◆ Data to process:

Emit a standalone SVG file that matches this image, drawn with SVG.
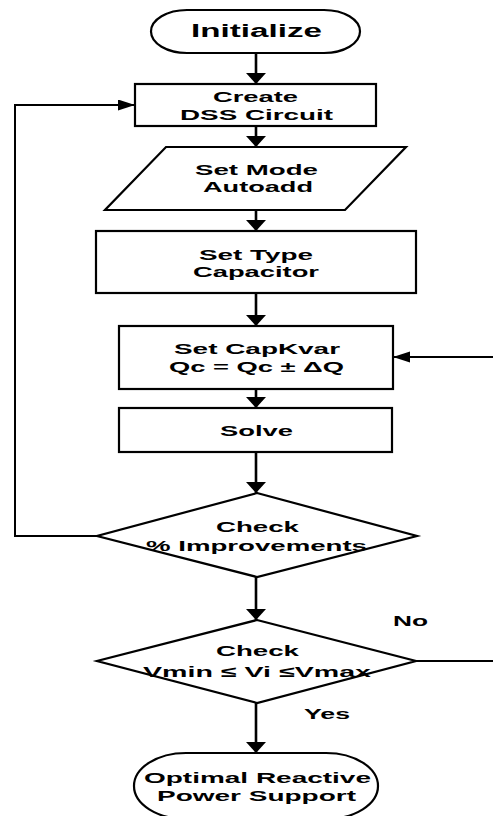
<svg xmlns="http://www.w3.org/2000/svg" width="493" height="816" viewBox="0 0 493 816">
<style>
.shape{fill:#fff;stroke:#000;stroke-width:2.2}
.t{font-family:"Liberation Sans",Arial,sans-serif;font-weight:bold;font-size:15px;fill:#000;text-anchor:middle}
.big{font-size:18px}
.c{fill:none;stroke:#000;stroke-width:2.6}
.ch{fill:none;stroke:#000;stroke-width:2}
</style>
<defs>
<marker id="av" markerUnits="userSpaceOnUse" markerWidth="12" markerHeight="20" refX="11" refY="10" orient="auto" viewBox="0 0 12 20"><path d="M0,0 L11,10 L0,20 z" fill="#000"/></marker>
<marker id="ah" markerUnits="userSpaceOnUse" markerWidth="18" markerHeight="12" refX="17" refY="5.5" orient="auto" viewBox="0 0 18 12"><path d="M0,0 L17,5.5 L0,11 z" fill="#000"/></marker>
</defs>
<rect width="493" height="816" fill="#fff"/>
<g id="connectors">
<path class="c" d="M256,53 V84" marker-end="url(#av)"/>
<path class="c" d="M256,126 V147" marker-end="url(#av)"/>
<path class="c" d="M256,210 V231" marker-end="url(#av)"/>
<path class="c" d="M256,293 V326" marker-end="url(#av)"/>
<path class="c" d="M256,389 V408" marker-end="url(#av)"/>
<path class="c" d="M256,452 V493" marker-end="url(#av)"/>
<path class="c" d="M256,577 V620" marker-end="url(#av)"/>
<path class="c" d="M256,703 V753" marker-end="url(#av)"/>
<path class="ch" d="M97,536 H15 V105 H135" marker-end="url(#ah)"/>
<path class="ch" d="M493,357 H393" marker-end="url(#ah)"/>
<path class="ch" d="M416,661 H493"/>
<text class="t" x="410.5" y="626" textLength="35" lengthAdjust="spacingAndGlyphs">No</text>
<text class="t" x="327" y="719" textLength="46" lengthAdjust="spacingAndGlyphs">Yes</text>
</g>
<g id="initialize">
<rect class="shape" x="151" y="10" width="209" height="43" rx="36" ry="21.5"/>
<text class="t big" x="256.5" y="37" textLength="131" lengthAdjust="spacingAndGlyphs">Initialize</text>
</g>
<g id="create">
<rect class="shape" x="135" y="84" width="241" height="42"/>
<text class="t" x="255.5" y="102" textLength="85" lengthAdjust="spacingAndGlyphs">Create</text>
<text class="t" x="256.5" y="119.5" textLength="153" lengthAdjust="spacingAndGlyphs">DSS Circuit</text>
</g>
<g id="setmode">
<polygon class="shape" points="166,147 406,147 345,210 105,210"/>
<text class="t" x="256.5" y="175" textLength="123" lengthAdjust="spacingAndGlyphs">Set Mode</text>
<text class="t" x="258" y="192" textLength="110" lengthAdjust="spacingAndGlyphs">Autoadd</text>
</g>
<g id="settype">
<rect class="shape" x="96" y="231" width="320" height="62"/>
<text class="t" x="256" y="260" textLength="114" lengthAdjust="spacingAndGlyphs">Set Type</text>
<text class="t" x="256" y="277" textLength="126" lengthAdjust="spacingAndGlyphs">Capacitor</text>
</g>
<g id="setcapkvar">
<rect class="shape" x="119" y="326" width="274" height="63"/>
<text class="t" x="257" y="354" textLength="166" lengthAdjust="spacingAndGlyphs">Set CapKvar</text>
<text class="t" x="256.5" y="372" textLength="175" lengthAdjust="spacingAndGlyphs">Qc = Qc ± ΔQ</text>
</g>
<g id="solve">
<rect class="shape" x="119" y="408" width="273" height="44"/>
<text class="t" x="256.5" y="436" textLength="73" lengthAdjust="spacingAndGlyphs">Solve</text>
</g>
<g id="check-improvements">
<polygon class="shape" points="257,493 417,536 257,577 97,536"/>
<text class="t" x="257.5" y="532" textLength="83" lengthAdjust="spacingAndGlyphs">Check</text>
<text class="t" x="256.5" y="551" textLength="221" lengthAdjust="spacingAndGlyphs">% Improvements</text>
</g>
<g id="check-voltage">
<polygon class="shape" points="257,620 416,661 257,703 97,661"/>
<text class="t" x="257.5" y="656" textLength="83" lengthAdjust="spacingAndGlyphs">Check</text>
<text class="t" x="257" y="677" textLength="228" lengthAdjust="spacingAndGlyphs">Vmin ≤ Vi ≤Vmax</text>
</g>
<g id="optimal">
<rect class="shape" x="134" y="753" width="244" height="66" rx="52" ry="33"/>
<text class="t" x="257.5" y="783" textLength="227" lengthAdjust="spacingAndGlyphs">Optimal Reactive</text>
<text class="t" x="256.5" y="801" textLength="199" lengthAdjust="spacingAndGlyphs">Power Support</text>
</g>
</svg>
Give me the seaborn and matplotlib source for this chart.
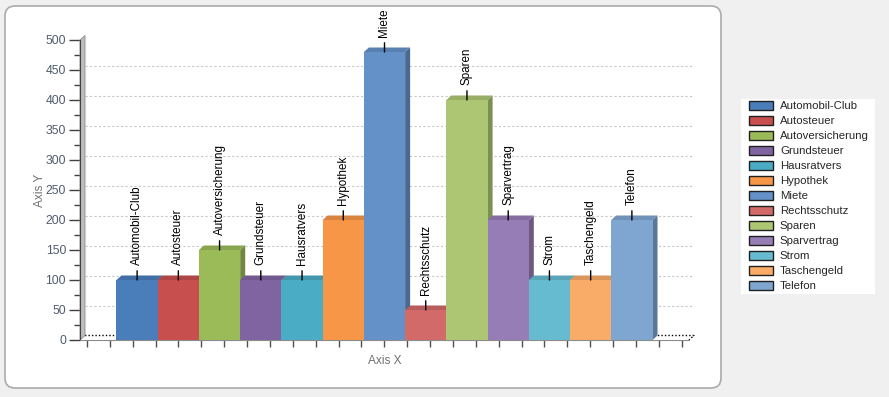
import numpy as np
import pandas as pd
import seaborn as sns
import matplotlib.pyplot as plt
from matplotlib.colors import to_rgb
from matplotlib.patches import Polygon, Patch, FancyBboxPatch, Rectangle

categories = ['Automobil-Club', 'Autosteuer', 'Autoversicherung', 'Grundsteuer',
              'Hausratvers', 'Hypothek', 'Miete', 'Rechtsschutz', 'Sparen',
              'Sparvertrag', 'Strom', 'Taschengeld', 'Telefon']
values = [100, 100, 150, 100, 100, 200, 480, 50, 400, 200, 100, 100, 200]
colors = ['#4A7EBB', '#C7504E', '#9BBB59', '#8064A2', '#4BACC6', '#F79646',
          '#6492C8', '#D16A68', '#ADC673', '#977DB5', '#66BBD1', '#F9AB68',
          '#7FA5D1']
y_ticks = [0, 50, 100, 150, 200, 250, 300, 350, 400, 450, 500]

sns.set_style('white')
plt.rcParams['font.family'] = ['Liberation Sans', 'DejaVu Sans']

W, H = 889, 397
fig = plt.figure(figsize=(W / 100, H / 100), dpi=100)
fig.patch.set_facecolor('#F0F0F0')

# white rounded panel behind the chart
panel = FancyBboxPatch((0.05, 0.09), 7.16, 3.82,
                       boxstyle='round,pad=0,rounding_size=0.1',
                       transform=fig.dpi_scale_trans, facecolor='white',
                       edgecolor='#ABABAB', lw=1.2, zorder=-2)
fig.add_artist(panel)
legend_bg = Rectangle((7.41, (H - 294) / 100), 1.34, 1.95,
                      transform=fig.dpi_scale_trans, facecolor='white',
                      edgecolor='none', zorder=-1)
fig.add_artist(legend_bg)

ax_w_px, ax_h_px = 609, 300
ax = fig.add_axes([80 / W, 57 / H, ax_w_px / W, ax_h_px / H])
ax.set_facecolor('none')

df = pd.DataFrame({'Kategorie': categories, 'Wert': values})
sns.barplot(data=df, x='Kategorie', y='Wert', hue='Kategorie',
            palette=colors, width=1.0, dodge=False, saturation=1,
            legend=False, ax=ax)

x0, x1 = -1.385, 13.385
ax.set_xlim(x0, x1)
ax.set_ylim(0, 500)
ppx = ax_w_px / (x1 - x0)
ddx = 5 / ppx              # depth offset in data units
ddy = 4.5 * 500 / ax_h_px

# back wall grid
for v in y_ticks[1:-1]:
    ax.plot([x0 + ddx, x1 + ddx], [v + ddy, v + ddy], color='#C8C8C8',
            lw=0.8, ls=(0, (2, 2)), zorder=1, clip_on=False)

# floor and left wall
ax.add_patch(Polygon([(x0, 0), (x1, 0), (x1 + ddx, ddy), (x0 + ddx, ddy)],
                     facecolor='white', edgecolor='none', zorder=1.5,
                     clip_on=False))
ax.plot([x0 + ddx, x1 + ddx, x1], [ddy, ddy, 0], color='black', lw=1,
        ls=(0, (1, 1.5)), zorder=1.6, clip_on=False)
ax.add_patch(Polygon([(x0, 0), (x0, 500), (x0 + ddx, 500 + ddy), (x0 + ddx, ddy)],
                     facecolor='#BDBDBD', edgecolor='#8A8A8A', lw=0.6,
                     zorder=1.7, clip_on=False))

# pseudo 3d bars
for i, p in enumerate(ax.patches[:len(categories)]):
    bx, bw, bh = p.get_x(), p.get_width(), p.get_height()
    base = np.array(to_rgb(p.get_facecolor()))
    z = 3 + 0.01 * i
    p.set_edgecolor('none')
    p.set_zorder(z)
    ax.add_patch(Polygon([(bx + bw, 0), (bx + bw + ddx, ddy),
                          (bx + bw + ddx, bh + ddy), (bx + bw, bh)],
                         facecolor=base * 0.72, edgecolor='none',
                         zorder=z - 0.005, clip_on=False))
    ax.add_patch(Polygon([(bx, bh), (bx + bw, bh), (bx + bw + ddx, bh + ddy),
                          (bx + ddx, bh + ddy)],
                         facecolor=base * 0.88, edgecolor='none',
                         zorder=z - 0.004, clip_on=False))
    ax.annotate(categories[i], xy=(bx + bw / 2, bh), xytext=(0, 11),
                textcoords='offset points', rotation=90, ha='center',
                va='bottom', fontsize=8.4, color='black', zorder=10,
                annotation_clip=False,
                arrowprops=dict(arrowstyle='-', color='black', lw=1,
                                shrinkA=2, shrinkB=0))

# axes styling
sns.despine(ax=ax, top=True, right=True)
ax.spines['left'].set_color('#404040')
ax.spines['bottom'].set_color('#8C8C8C')
ax.set_yticks(y_ticks)
ax.set_yticks([v + 25 for v in y_ticks[:-1]], minor=True)
ax.tick_params(axis='y', which='major', length=8, width=1, color='#404040',
               pad=2, labelsize=8.8, labelcolor='#4F5B6E', left=True)
ax.tick_params(axis='y', which='minor', length=4, width=1, color='#404040',
               left=True)
x_tick_pos = x0 + (7 + 22.87 * np.arange(27)) / ppx
ax.set_xticks(x_tick_pos)
ax.set_xticklabels([])
ax.tick_params(axis='x', which='major', length=5, width=1, color='#505050',
               bottom=True)
ax.set_xlabel('Axis X', color='#707070', fontsize=8.6, labelpad=2)
ax.set_ylabel('Axis Y', color='#707070', fontsize=8.6, labelpad=0)

handles = [Patch(facecolor=c, edgecolor='#202020', lw=1) for c in colors]
fig.legend(handles, categories, loc='upper left',
           bbox_to_anchor=(748 / W, 1 - 100 / H), frameon=False,
           fontsize=8.2, handlelength=2.1, handleheight=0.8,
           handletextpad=0.6, labelspacing=0.41, borderpad=0.1,
           borderaxespad=0)

fig.savefig('out.png', dpi=100, facecolor=fig.get_facecolor())
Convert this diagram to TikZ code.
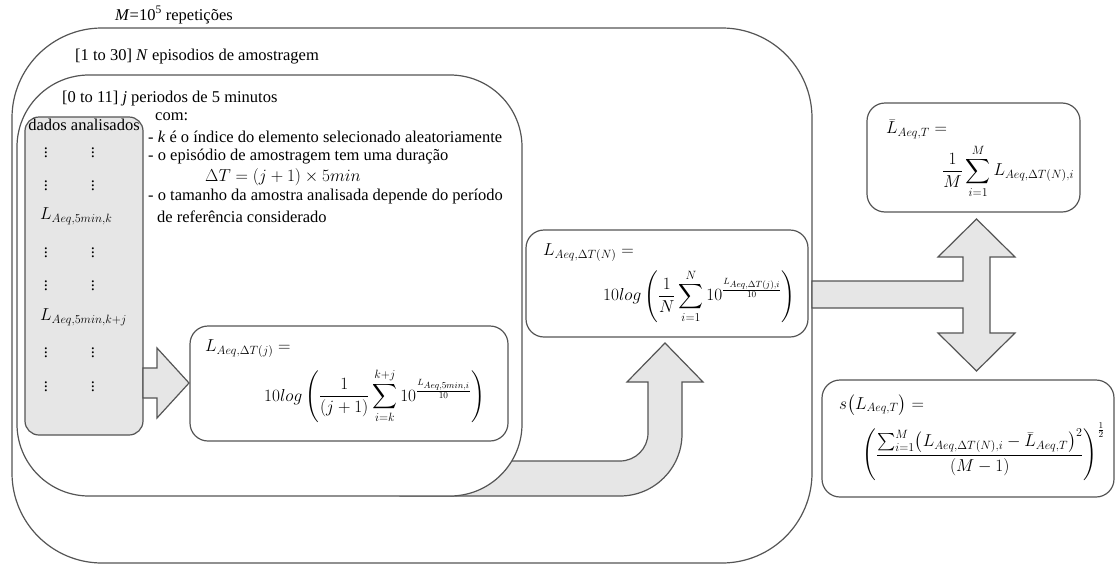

◆ Written task:
Whenever "seaborn" turns up in a line, pick that line out.

◆ Written response:
Give me the seaborn and matplotlib source for this chart.
import seaborn as sns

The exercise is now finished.